— START OF RECORDED INFORMATION —
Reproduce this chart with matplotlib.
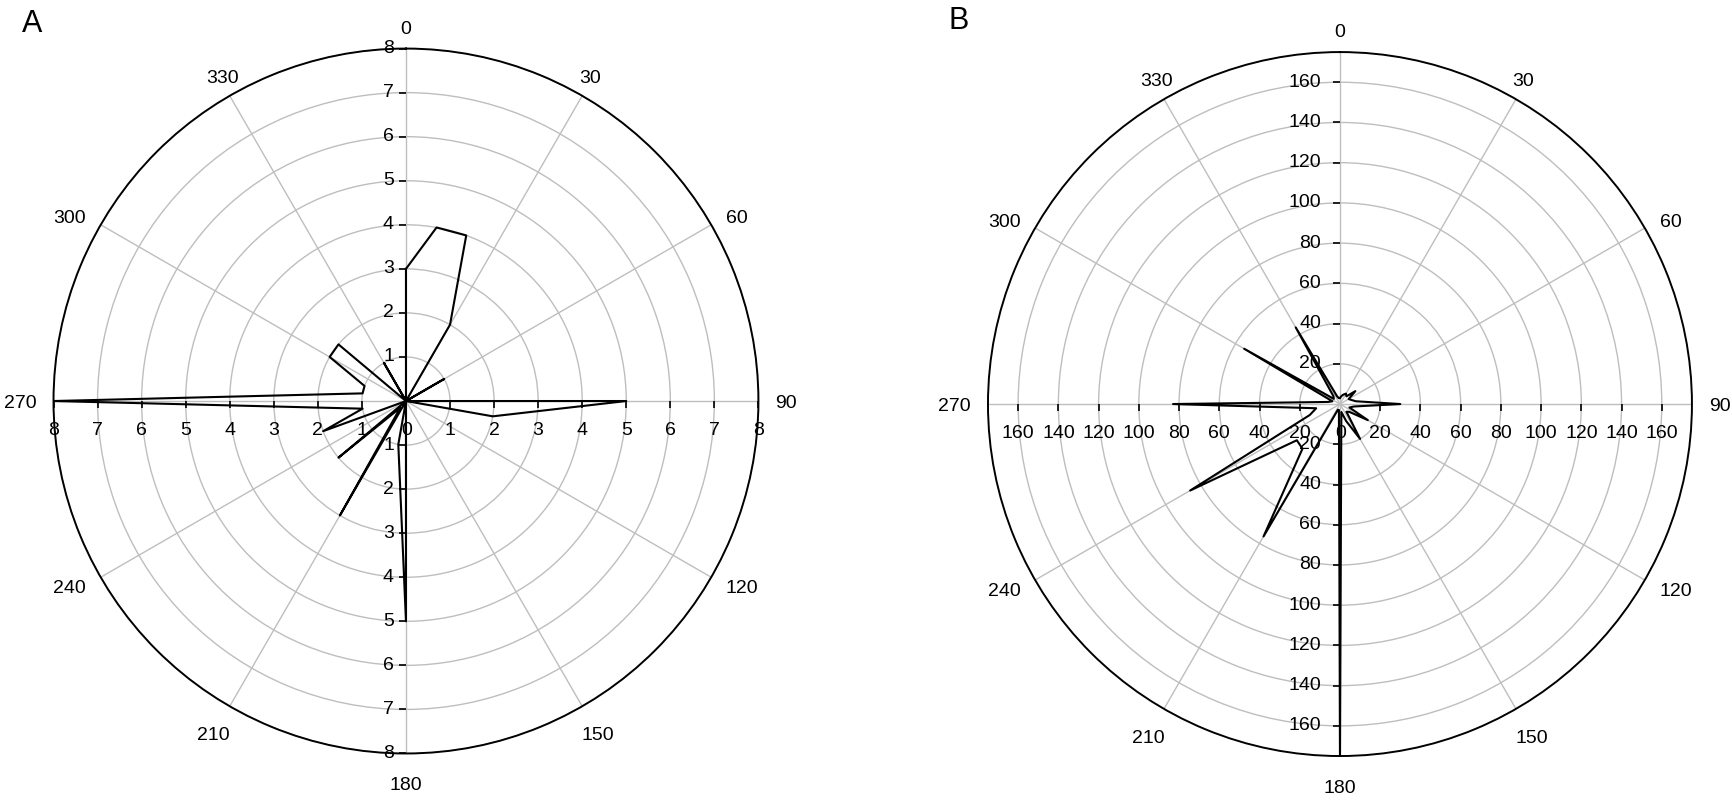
import matplotlib
matplotlib.use('Agg')
import numpy as np
import matplotlib.pyplot as plt

plt.rcParams['font.family'] = ['Liberation Sans', 'DejaVu Sans']

# ---- data ----
angles_deg = list(range(0, 360, 10))
a_values = [3, 4, 4, 2, 0, 0, 1, 0, 0, 5,
            2, 0, 0, 0, 0, 0, 0, 0, 5, 1,
            0, 3, 0.2, 2, 0, 2, 1, 8, 1, 1,
            2, 2, 0, 1, 0, 0]
b_values = [3, 4, 5, 6, 5, 10, 5, 6, 8, 30,
            7, 5, 16, 6, 5, 20, 9, 4, 175, 3,
            3, 76, 29, 28, 86, 16, 12, 83, 6, 4,
            55, 4, 5, 44, 4, 3]
theta_ticks = list(range(0, 360, 30))
a_rticks = [1, 2, 3, 4, 5, 6, 7, 8]
b_rticks = [20, 40, 60, 80, 100, 120, 140, 160]
a_rmax = 8
b_rmax = 175

fig = plt.figure(figsize=(17.32, 8.06), dpi=100)
axA = fig.add_axes([0.03089, 0.0651, 0.4070, 0.8747], projection='polar')
axB = fig.add_axes([0.5704, 0.0620, 0.4065, 0.8734], projection='polar')

LBL = 14
DIGIT_H = 14  # px, approx digit height at LBL


def theta_label(ax, deg, rmax):
    s, c = np.sin(np.deg2rad(deg)), np.cos(np.deg2rad(deg))
    if s > 0.6:
        ha = 'left'
    elif s < -0.6:
        ha = 'right'
    else:
        ha = 'center'
    if c > 0.6:
        k = 0
        g = 15
    elif c < -0.6:
        k = DIGIT_H
        g = 23
    else:
        k = DIGIT_H / 2
        g = 17
    dx = g * s
    if c < -0.6:
        dx *= 1.4
    ax.annotate(str(deg), (np.deg2rad(deg), rmax), xytext=(dx, g * c - k),
                textcoords='offset pixels', ha=ha, va='baseline',
                fontsize=LBL, annotation_clip=False)


def style(ax, values, rmax, rticks, voff):
    ax.set_theta_zero_location('N')
    ax.set_theta_direction(-1)
    th = np.deg2rad(angles_deg + [angles_deg[0]])
    ax.plot(th, list(values) + [values[0]], color='black', lw=1.5, zorder=3)
    ax.set_ylim(0, rmax)
    ax.set_xticks(np.deg2rad(theta_ticks))
    ax.set_xticklabels([''] * len(theta_ticks))
    ax.set_yticks(rticks)
    ax.set_yticklabels([])
    ax.grid(True, color='#bebebe', lw=1.0)
    ax.spines['polar'].set_color('black')
    ax.spines['polar'].set_linewidth(1.4)
    ax.tick_params(axis='x', direction='out', length=5, width=1, color='black')
    ax.tick_params(axis='y', length=0)
    for t in theta_ticks:
        theta_label(ax, t, rmax)
    for r in rticks:
        for ang, mk in [(0, 0), (180, 0), (90, 3), (270, 3)]:
            ax.plot(np.deg2rad(ang), r, marker=mk, ms=5, mew=1.2, color='black',
                    clip_on=False, zorder=4)
        for ang in (0, 180):
            ax.annotate(str(r), (np.deg2rad(ang), r), xytext=(-voff, 0),
                        textcoords='offset pixels', ha='right', va='center',
                        fontsize=LBL, annotation_clip=False, zorder=5)
        for ang in (90, 270):
            ax.annotate(str(r), (np.deg2rad(ang), r), xytext=(0, -29),
                        textcoords='offset pixels', ha='center', va='center',
                        fontsize=LBL, annotation_clip=False, zorder=5)
    ax.annotate('0', (0, 0), xytext=(1, -29), textcoords='offset pixels',
                ha='center', va='center', fontsize=LBL, annotation_clip=False, zorder=5)


style(axA, a_values, a_rmax, a_rticks, 12)
style(axB, b_values, b_rmax, b_rticks, 19)

fig.text(22 / 1732, 1 - 24 / 806, 'A', fontsize=22, ha='left', va='center')
fig.text(948 / 1732, 1 - 21 / 806, 'B', fontsize=22, ha='left', va='center')

fig.savefig('out.png', dpi=100)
— END OF RECORDED INFORMATION —
Starting with the first line of the data above and ending with the line containing "plt.rcParams['font.family'] = ['Liberation", please restate every line exactly, leaving images out.

- **ANSWER TO THE TASK**:
Reproduce this chart with matplotlib.
import matplotlib
matplotlib.use('Agg')
import numpy as np
import matplotlib.pyplot as plt

plt.rcParams['font.family'] = ['Liberation Sans', 'DejaVu Sans']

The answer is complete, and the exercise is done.